• **Exercise materials**
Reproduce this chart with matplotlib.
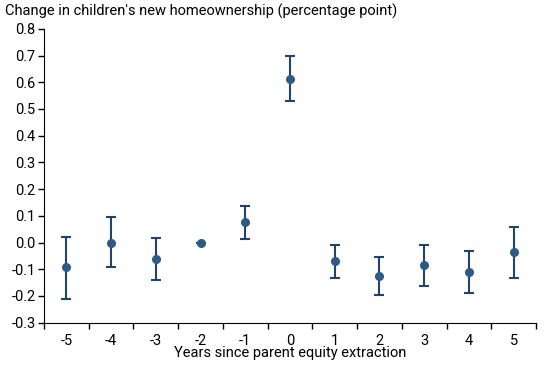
import matplotlib.pyplot as plt
import numpy as np

plt.rcParams['font.family'] = ['Roboto', 'DejaVu Sans']

years = [-5, -4, -3, -2, -1, 0, 1, 2, 3, 4, 5]
estimate = [-0.093, 0.0, -0.063, 0.0, 0.075, 0.612, -0.071, -0.124, -0.086, -0.111, -0.037]
upper = [0.022, 0.097, 0.018, 0.0, 0.135, 0.698, -0.010, -0.056, -0.011, -0.033, 0.057]
lower = [-0.210, -0.093, -0.142, 0.0, 0.015, 0.528, -0.134, -0.195, -0.162, -0.190, -0.131]
y_ticks = [-0.3, -0.2, -0.1, 0.0, 0.1, 0.2, 0.3, 0.4, 0.5, 0.6, 0.7, 0.8]

fig = plt.figure(figsize=(5.5, 3.65), dpi=100)
ax = fig.add_axes([0.08, 0.116, 0.8945, 0.805])

x = np.arange(len(years))
est = np.array(estimate)
yerr = [est - np.array(lower), np.array(upper) - est]
ax.errorbar(x, est, yerr=yerr, fmt='o', color='#2e5a87', ecolor='#23446a',
            markersize=5.5, elinewidth=1.5, capsize=3.3, capthick=1.5)

ax.set_xlim(-0.5, len(years) - 0.5)
ax.set_ylim(-0.3, 0.8)
ax.set_yticks(y_ticks)
ax.set_yticklabels(['%.1f' % v for v in y_ticks])
ax.set_xticks(x)
ax.set_xticklabels([str(v) for v in years])
ax.set_xticks(np.arange(-0.5, len(years)), minor=True)
ax.tick_params(axis='x', which='major', length=0, pad=8, labelsize=10.5)
ax.tick_params(axis='x', which='minor', length=4, width=1)
ax.tick_params(axis='y', length=4, width=1, pad=2, labelsize=10.5)

ax.spines['top'].set_visible(False)
ax.spines['right'].set_visible(False)
ax.set_xlabel('Years since parent equity extraction', fontsize=10.5, labelpad=-1)
fig.text(0.009, 0.968, "Change in children's new homeownership (percentage point)",
         fontsize=10.5, va='center', ha='left')

fig.savefig('out.png', dpi=100)
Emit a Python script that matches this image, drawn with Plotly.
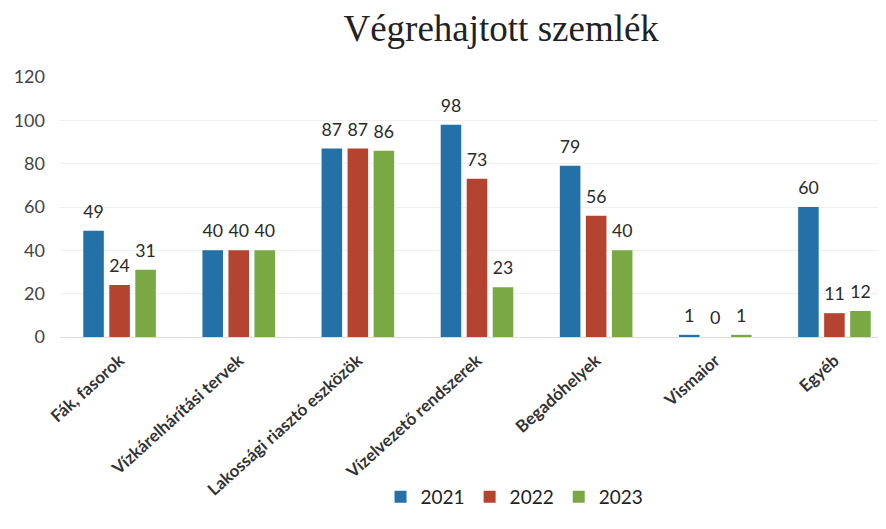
import plotly.graph_objects as go

categories = ["Fák, fasorok", "Vízkárelhárítási tervek", "Lakossági riasztó eszközök",
              "Vízelvezető rendszerek", "Begadóhelyek", "Vismaior", "Egyéb"]
years = ["2021", "2022", "2023"]
v2021 = [49, 40, 87, 98, 79, 1, 60]
v2022 = [24, 40, 87, 73, 56, 0, 11]
v2023 = [31, 40, 86, 23, 40, 1, 12]
colors = ["#2471a8", "#b4442f", "#7aa843"]
y_ticks = [0, 20, 40, 60, 80, 100, 120]

fig = go.Figure()
for name, vals, col in zip(years, [v2021, v2022, v2023], colors):
    fig.add_trace(go.Bar(
        x=categories, y=vals, name=name, marker=dict(color=col, line=dict(width=0)),
        text=[str(v) for v in vals],
        texttemplate="<span style='font-size:18px'>%{text}</span><br> ",
        textposition="outside", cliponaxis=False,
        textfont=dict(family="Lato", size=7, color="#2a2a2a"),
    ))

fig.update_layout(
    width=886, height=529,
    paper_bgcolor="white", plot_bgcolor="white",
    margin=dict(l=52, r=0, t=69, b=200),
    barmode="group", bargap=0.345, bargroupgap=0.21,
    title=dict(text="Végrehajtott szemlék", x=0.529, xref="paper", xanchor="center",
               y=0.962, yanchor="middle",
               font=dict(family="Liberation Serif", size=37, color="#222")),
    font=dict(family="Lato", color="#333"),
    legend=dict(orientation="h", x=0.545, xanchor="center", y=-0.615, yanchor="middle",
                font=dict(size=19, color="#222"), traceorder="normal", itemwidth=30),
    xaxis=dict(tickangle=-42, tickfont=dict(family="Lato", size=17, color="#333", weight=700),
               showline=True, linecolor="#dcdcdc", ticks="", ticklabelstandoff=6),
    yaxis=dict(range=[0, 120], tickvals=y_ticks, showgrid=True, gridcolor="#f0f0f0",
               tickfont=dict(size=18, color="#444"), zeroline=False, ticklabelstandoff=14),
)
fig.write_html("out.html")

• **The problem**
Copy each line above that contains the word "with".

• **Task answer**
Reproduce this chart with matplotlib.
Emit a Python script that matches this image, drawn with Plotly.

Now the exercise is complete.